Of course, those are precisely the reasons many survivalists will be as far from Manhattan as possible. That might mean someplace like Salmon, Idaho, a town of just 3,500 people. It’s so remote the locals will tell you the nearest big city is Missoula, Montana, 160 miles east across the continental divide. To most snide New Yorkers, that means the nearest big city is, maybe, Las Vegas, about 15 hours due south across the Nevada desert.
So if you’re the sort who’s afraid the Y2K computer glitch will cause planes to tumble from the sky, utilities cease to function and mobs riot, — generally make the civilized world go haywire — you might want to consider Salmon. It sits in the shadow of the forebodingly named Bitterroot Mountains, a range of the Rockies so inaccessible it almost caused Lewis and Clark to give up their historic quest for westward passage. In his journal, expedition co-leader Capt. William Clark described the territory as one that “thro’ thickets in which we were obliged to Cut a road, over rockey hill Sides where our horses were in constant danger of Slipping to Ther certain distruction up & Down steep hills with the greatest dificuelty and risk.”

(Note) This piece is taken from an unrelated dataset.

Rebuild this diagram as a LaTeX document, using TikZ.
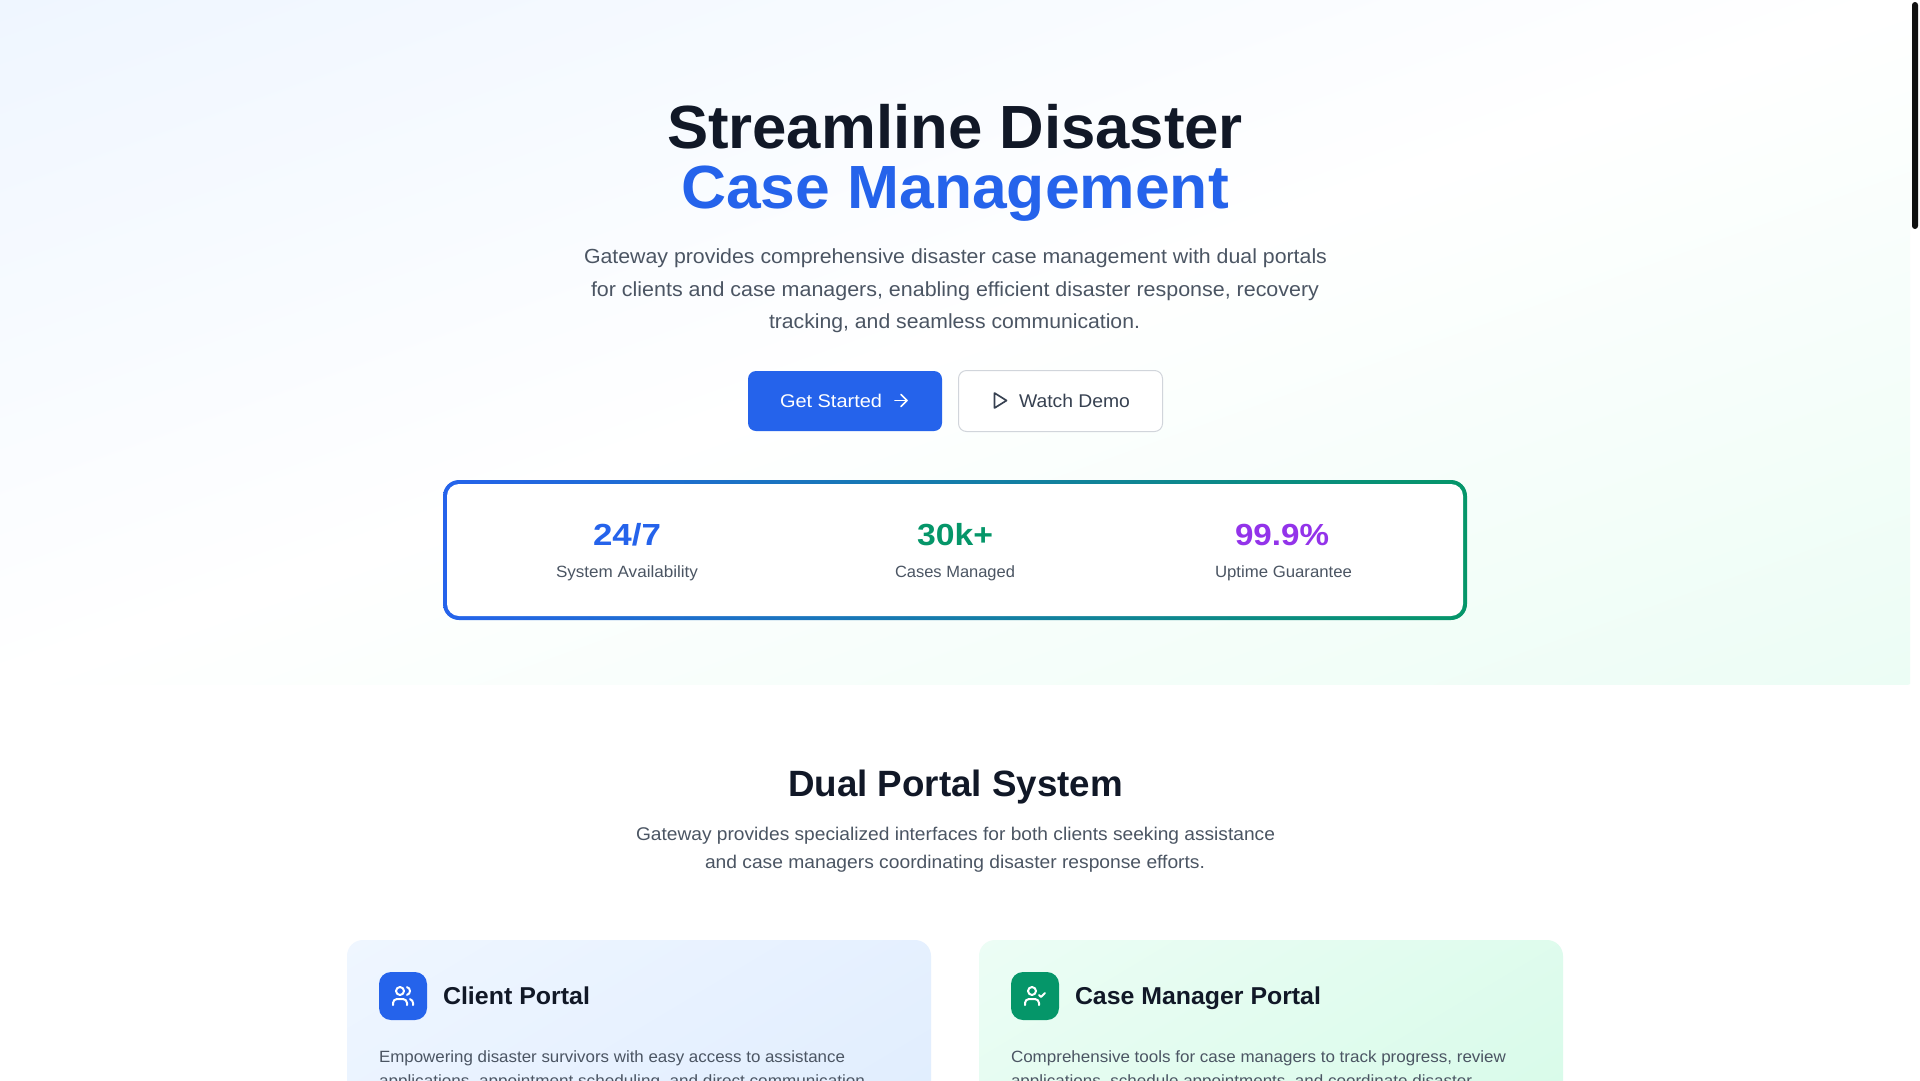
\documentclass[tikz,border=0pt]{standalone}
\usepackage{fontspec}
\usepackage{graphicx}
\setmainfont{Liberation Sans}
\definecolor{ink}{HTML}{111827}
\definecolor{brand}{HTML}{2563EB}
\definecolor{leaf}{HTML}{059669}
\definecolor{grape}{HTML}{9333EA}
\definecolor{body}{HTML}{4B5563}
\definecolor{btnink}{HTML}{374151}
\definecolor{btnline}{HTML}{D1D5DB}
\definecolor{heroa}{HTML}{EFF6FF}
\definecolor{herob}{HTML}{ECFDF5}
\definecolor{carda}{HTML}{EFF6FF}
\definecolor{cardb}{HTML}{DBEAFE}
\definecolor{cardc}{HTML}{ECFDF5}
\definecolor{cardd}{HTML}{D1FAE5}
\definecolor{thumb}{HTML}{111111}
% name, left, right, baseline, size, colour, series command, text
\newcommand\T[8]{%
  \pgfmathsetlengthmacro\twid{#3pt-#2pt}%
  \node[anchor=base west,inner sep=0pt,outer sep=0pt,text=#6] (#1) at (#2,#4)
    {\resizebox{\twid}{\height}{\fontsize{#5}{#5}\selectfont#7\relax #8}};%
}
% corner-to-corner gradient: centre x, centre y, half width/100, half height/100, shade colours
\newcommand\cornershade[5]{%
  \shade[transform canvas={shift={(#1,#2)},xscale=#3,yscale=#4,rotate=-45},#5]
    (-141.43,-141.43) rectangle (141.43,141.43);%
}
\tikzset{
  iconline/.style={line width=2pt,line cap=round,line join=round,draw=white},
  thinline/.style={line width=1.67pt,line cap=round,line join=round}
}
\begin{document}
\begin{tikzpicture}[x=1pt,y=-1pt]
\useasboundingbox (0,0) rectangle (1920,1080);
\clip (0,0) rectangle (1920,1080);
\fill[white] (0,0) rectangle (1920,1080);
% hero background
\begin{scope}
  \clip (0,0) rectangle (1910,684);
  \cornershade{955}{342}{9.55}{3.42}{left color=heroa,right color=herob,middle color=white}
\end{scope}
% scrollbar
\fill[thumb,rounded corners=3pt] (1912,2) rectangle (1918,229);
% hero title
\T{titlea}{667}{1243}{148}{61}{ink}{\bfseries}{Streamline Disaster}
\T{titleb}{681}{1229}{208}{61}{brand}{\bfseries}{Case Management}
\T{descA}{584}{1327}{263}{20.4}{body}{}{Gateway provides comprehensive disaster case management with dual portals}
\T{descB}{591}{1319}{296}{20.4}{body}{}{for clients and case managers, enabling efficient disaster response, recovery}
\T{descC}{769}{1140}{328}{20.4}{body}{}{tracking, and seamless communication.}
% buttons
\fill[brand,rounded corners=8pt] (748,371) rectangle (942,431);
\T{btnA}{780}{882}{407}{18.4}{white}{}{Get Started}
\draw[thinline,draw=white] (895,400.5) -- (907,400.5);
\draw[thinline,draw=white] (901,394.5) -- (907,400.5) -- (901,406.5);
\fill[white,rounded corners=8pt] (958.5,370.5) rectangle (1162.5,431.5);
\draw[btnline,line width=1pt,rounded corners=8pt] (958.5,370.5) rectangle (1162.5,431.5);
\T{btnB}{1019}{1130}{407}{18.4}{btnink}{}{Watch Demo}
\draw[thinline,draw=btnink] (994.5,393) -- (1006.5,400.5) -- (994.5,408) -- cycle;
% stats
\shade[left color=brand,right color=leaf,rounded corners=16pt] (443,480) rectangle (1467,620);
\fill[white,rounded corners=12pt] (447,484) rectangle (1463,616);
\T{statA}{593}{661}{545}{30.5}{brand}{\bfseries}{24/7}
\T{statB}{917}{993}{545}{30.5}{leaf}{\bfseries}{30k+}
\T{statC}{1235}{1329}{545}{30.5}{grape}{\bfseries}{99.9\%}
\T{labA}{556}{698}{577}{16.3}{body}{}{System Availability}
\T{labB}{895}{1015}{577}{16.3}{body}{}{Cases Managed}
\T{labC}{1215}{1352}{577}{16.3}{body}{}{Uptime Guarantee}
% section heading
\T{secT}{788}{1123}{796}{36.6}{ink}{\bfseries}{Dual Portal System}
\T{secA}{636}{1275}{840}{18.4}{body}{}{Gateway provides specialized interfaces for both clients seeking assistance}
\T{secB}{705}{1205}{868}{18.4}{body}{}{and case managers coordinating disaster response efforts.}
% cards
\begin{scope}
  \clip[rounded corners=16pt] (347,940) rectangle (931,1290);
  \cornershade{639}{1115}{2.92}{1.75}{left color=carda,right color=cardb}
\end{scope}
\begin{scope}
  \clip[rounded corners=16pt] (979,940) rectangle (1563,1290);
  \cornershade{1271}{1115}{2.92}{1.75}{left color=cardc,right color=cardd}
\end{scope}
\fill[brand,rounded corners=12pt] (379,972) rectangle (427,1020);
\fill[leaf,rounded corners=12pt] (1011,972) rectangle (1059,1020);
% users icon
\begin{scope}[shift={(391,984)}]
  \draw[iconline,rounded corners=4pt] (16,21) -- (16,15) -- (2,15) -- (2,21);
  \draw[iconline] (9,7) circle[radius=4pt];
  \draw[iconline] (22,21) -- (22,19) .. controls (22,17.2) and (20.7,15.6) .. (19,15.13);
  \draw[iconline] (16,3.13) .. controls (17.8,3.6) and (19,5.1) .. (19,7) .. controls (19,8.9) and (17.8,10.4) .. (16,10.88);
\end{scope}
% user-check icon
\begin{scope}[shift={(1023,984)}]
  \draw[iconline,rounded corners=4pt] (16,21) -- (16,15) -- (2,15) -- (2,21);
  \draw[iconline] (9,7) circle[radius=4pt];
  \draw[iconline] (16,11) -- (18,13) -- (22,9);
\end{scope}
\T{cardA}{443}{590}{1004}{24.4}{ink}{\bfseries}{Client Portal}
\T{cardB}{1075}{1321}{1004}{24.4}{ink}{\bfseries}{Case Manager Portal}
\T{bodyA}{379}{845}{1062}{16.3}{body}{}{Empowering disaster survivors with easy access to assistance}
\T{bodyB}{379}{865}{1086}{16.3}{body}{}{applications, appointment scheduling, and direct communication}
\T{bodyC}{1011}{1506}{1062}{16.3}{body}{}{Comprehensive tools for case managers to track progress, review}
\T{bodyD}{1011}{1472}{1086}{16.3}{body}{}{applications, schedule appointments, and coordinate disaster}
\end{tikzpicture}
\end{document}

Clearly, the fearful eminence of the landscape made made one of the toughest and most resourceful Americans the nation ever produced into a momentary sissy who couldn’t remember how to spell even simple words like “rocky”and “difficulty.” Best of all, Salmon is cheap. Here 100 grand will go a long, long way.
“We have a three-bedroom place on 5.28 acres that can be yours for $98,000,” says Kathy McDonald of Salmon Real Estate. “There are ample cherry and apple trees near the house, and Williams Creek runs right through the center of the property with great fishing and an endless supply of fresh mountain water. It’s absolutely gorgeous.”
Sounds perfect. But that still leaves us with $2,000. Is it possible to buy a nice home in Salmon, prepare for the coming Apocalypse, and still sneak in one last millennial splurge?
“Oh, absolutely,” she said. “I don’t think it would even be possible to spend $2,000 on a splurge in Salmon. You could enjoy a really fine meal at the 100 Acre Wood. It’s John and Nancy’s B&B just outside of town. For that much money, they’d take really good care of you. The food’s fantastic. Great portions, too.”
And there will still be enough money left over for bullets and beans?
So it’s up to you. You can take Manhattan and a four-day splurge you’ll remember forever — assuming, that is, you don’t get so pie-eyed on Dom Perignon that you forget everything but the skull-pounding hangover. 
Or you can opt for a mountain paradise where you can live in peace and quiet, far from the madding crowd. There will be good food and, if you’re of such a bent, enough security to to keep you safe and sound until the post-Y2K feudal tribes settle their differences and a medieval sort of order is restored.
Just be prepared. You may have to fend off the marauding hordes in your underwear.
The real estate lady never said a word about the freebie terry cloth robe.